▶ **What is needed**
Across all the lines below, how many contain the string "that"? Please reply with the number only.

▶ **Supplied information**
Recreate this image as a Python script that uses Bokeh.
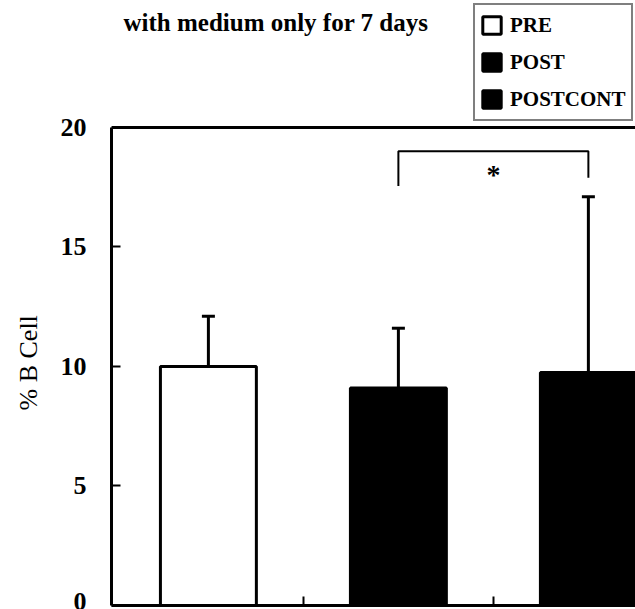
from bokeh.plotting import figure
from bokeh.models import (Range1d, LinearAxis, FixedTicker, Legend, LegendItem,
                          Label, ColumnDataSource, Span, Title)
from bokeh.core.properties import value
from bokeh.embed import file_html
from bokeh.resources import INLINE

# ---- data ----
categories = ["PRE", "POST", "POSTCONT"]
positions = [1, 2, 3]
means = [10.0, 9.1, 9.75]
upper = [12.1, 11.6, 17.1]          # mean + SD
fills = ["white", "black", "black"]
y_ticks = [0, 5, 10, 15, 20]
y_max = 20
x_minor_ticks = [1.5, 2.5]
bracket_x = [2, 2, 3, 3]
bracket_y = [17.55, 19.0, 19.0, 17.9]
star_x = [2.5]
star_y = [18.05]
star_text = ["*"]
title_text = "with medium only for 7 days"
y_label = "% B Cell"

SERIF = "Liberation Serif"

# frame spans the whole height above the plot so that the header (title and
# legend) is drawn inside it; the y axis itself is bounded to 0..20
p = figure(width=635, height=609, output_backend="svg", toolbar_location=None,
           x_range=Range1d(0.49, 3.248), y_range=Range1d(0, 25.31),
           x_axis_location=None, y_axis_location="left",
           min_border_left=111, min_border_right=0, min_border_top=0,
           min_border_bottom=4)
p.grid.visible = False
p.outline_line_color = None
p.background_fill_color = "white"
p.border_fill_color = "white"

# y axis
ya = p.yaxis[0]
ya.ticker = FixedTicker(ticks=y_ticks)
ya.bounds = (0, y_max)
ya.axis_line_width = 3
ya.major_tick_in = 9
ya.major_tick_out = 0
ya.major_tick_line_width = 2
ya.minor_tick_line_color = None
ya.major_label_standoff = 25
ya.major_label_text_font = SERIF
ya.major_label_text_font_size = "26px"
ya.major_label_text_font_style = "bold"
ya.major_label_text_color = "black"

# y axis title, placed along the 0..20 part of the axis
p.add_layout(Title(text=y_label, align="left", offset=195, standoff=26,
                   vertical_align="top",
                   text_font=SERIF, text_font_size="26px",
                   text_font_style="normal", text_color="black"), "left")

# bottom axis: line plus inward ticks between the bars (minor ticks, no labels)
xa = LinearAxis(ticker=FixedTicker(ticks=[], minor_ticks=x_minor_ticks),
                major_tick_line_color=None, major_label_standoff=0,
                minor_tick_in=9, minor_tick_out=0, minor_tick_line_width=2,
                axis_line_width=3)
p.add_layout(xa, "below")

# top border of the plot box
p.add_layout(Span(location=y_max, dimension="width", line_color="black",
                  line_width=3))

src = ColumnDataSource(dict(x=positions, top=means, upper=upper, fill=fills,
                            label=categories))
bars = p.vbar(x="x", top="top", width=0.505, fill_color="fill",
              line_color="black", line_width=3, source=src)
p.segment(x0="x", y0="top", x1="x", y1="upper", line_width=3,
          line_color="black", source=src)
p.scatter(x="x", y="upper", marker="dash", size=13, line_width=3,
          line_color="black", source=src)

# significance bracket
p.line(x=bracket_x, y=bracket_y, line_width=2, line_color="black")
p.text(x=star_x, y=star_y, text=star_text, text_font=value(SERIF),
       text_font_size="28px", text_font_style="bold", text_align="center",
       text_baseline="alphabetic", text_color="black")

legend = Legend(items=[LegendItem(label=categories[i], renderers=[bars], index=i)
                       for i in range(len(categories))],
                location=(362, 484), orientation="vertical",
                border_line_color="black", border_line_width=2,
                background_fill_color="white", background_fill_alpha=1,
                padding=5, spacing=7, margin=0,
                label_height=30, glyph_height=22, glyph_width=23,
                label_standoff=7,
                label_text_font=SERIF, label_text_font_size="21px",
                label_text_font_style="bold", label_text_color="black")
p.add_layout(legend)

title = Label(x=12, y=583, x_units="screen", y_units="screen", text=title_text,
              text_font=SERIF, text_font_size="25px",
              text_font_style="bold", text_color="black",
              text_baseline="alphabetic", text_align="left")
p.add_layout(title)

open("out.html", "w").write(file_html(p, INLINE))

▶ **Full answer**
2